Dillian Whyte: One Last Roll Of The Dice
Eddie Hearn’s Fight Camp winds down on Saturday evening. A risky concept, but a gamble that has undoubtedly paid off.
Dillian Whyte headlines the final bell of the backyard brawls and for the in perpetuity mandatory WBC heavyweight contender, it is another roll of the dice in his quest to finally nail down his long-awaited opportunity.
Sympathy is hard to find in boxing, but Whyte deserves that in regards to his ongoing battle with the WBC. But Whyte did turn down an offer to rematch Joshua, a decision he still may live to regret. The offer might not have met his perceived value, but will that stubbornness cost him far more.
Whyte (27-1) has been here before and seems oblivious to the dangers of every fight he takes without the heavyweight championship of the world being on the line.
The vulnerabilities have been plainly visible, but Whyte has survived the scares to keep his position at the top of the heavyweight rankings.
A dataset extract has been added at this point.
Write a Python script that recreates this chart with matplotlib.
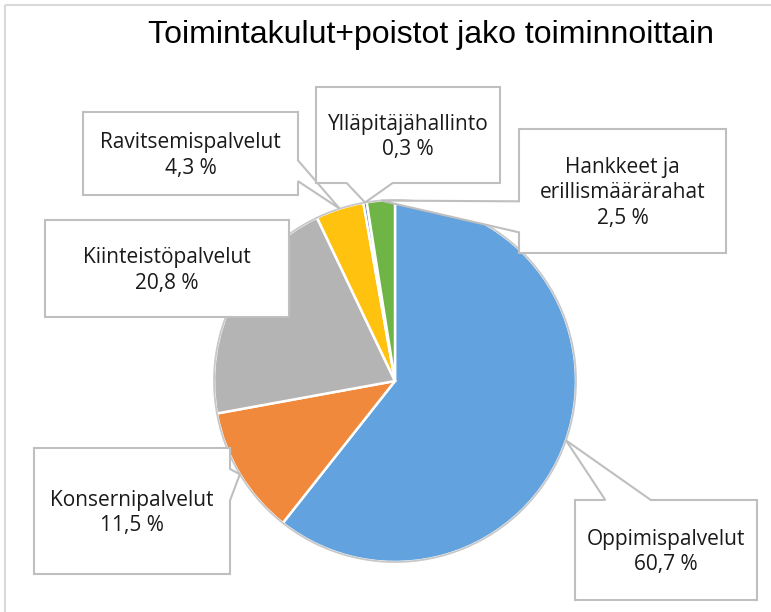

Alexander Povetkin is the latest to try to dislodge Whyte from his lofty perch. On paper, Povetkin poses a real danger and a severe test for the British heavyweight hopeful. Only Anthony Joshua and Wladimir Klitschko have beaten Povetkin in 38 fights, only Joshua has stopped him.
But at 40, and largely unimpressive of late, Povetkin doesn’t look the force he once was. David Price shook him to his boots and Michael Hunter can count himself a little unfortunate not to have had his hand raised when he drew with Povetkin last December.
Povetkin (35-2-1) might find any lingering title hopes might completely disappear once the final bell has rung on Saturday night. Povetkin has vowed to fight on regardless, but to what relevance.
Nevertheless, the fight is still one of intrigue. No Whyte fight seems to be plain sailing, and the longer he has to wait or gamble, the odds increase that his title chance will disappear on any given night where his luck finally runs out.
Povetkin might have seen better days, but his pedigree and his left hook still deserve respect. If Povetkin lands cleanly, and remember Whyte isn’t the hardest fighter to catch, then Whyte might have serious problems.
But the longer the fight lasts surely benefits Whyte, who is the younger, fresher and hungrier fighter, and ultimately that is the likely outcome. Whyte will have to overcome some initial problems, but eventually, Whyte will be the one leaving the ring the happier fighter.
Once the in ring battle is over, Whyte will set his sights on finally getting his shot. Despite assurances, it will arrive next year, Whyte knows there will be a few more hurdles to overcome before he gets to share a ring with whoever the WBC heavyweight champion might be.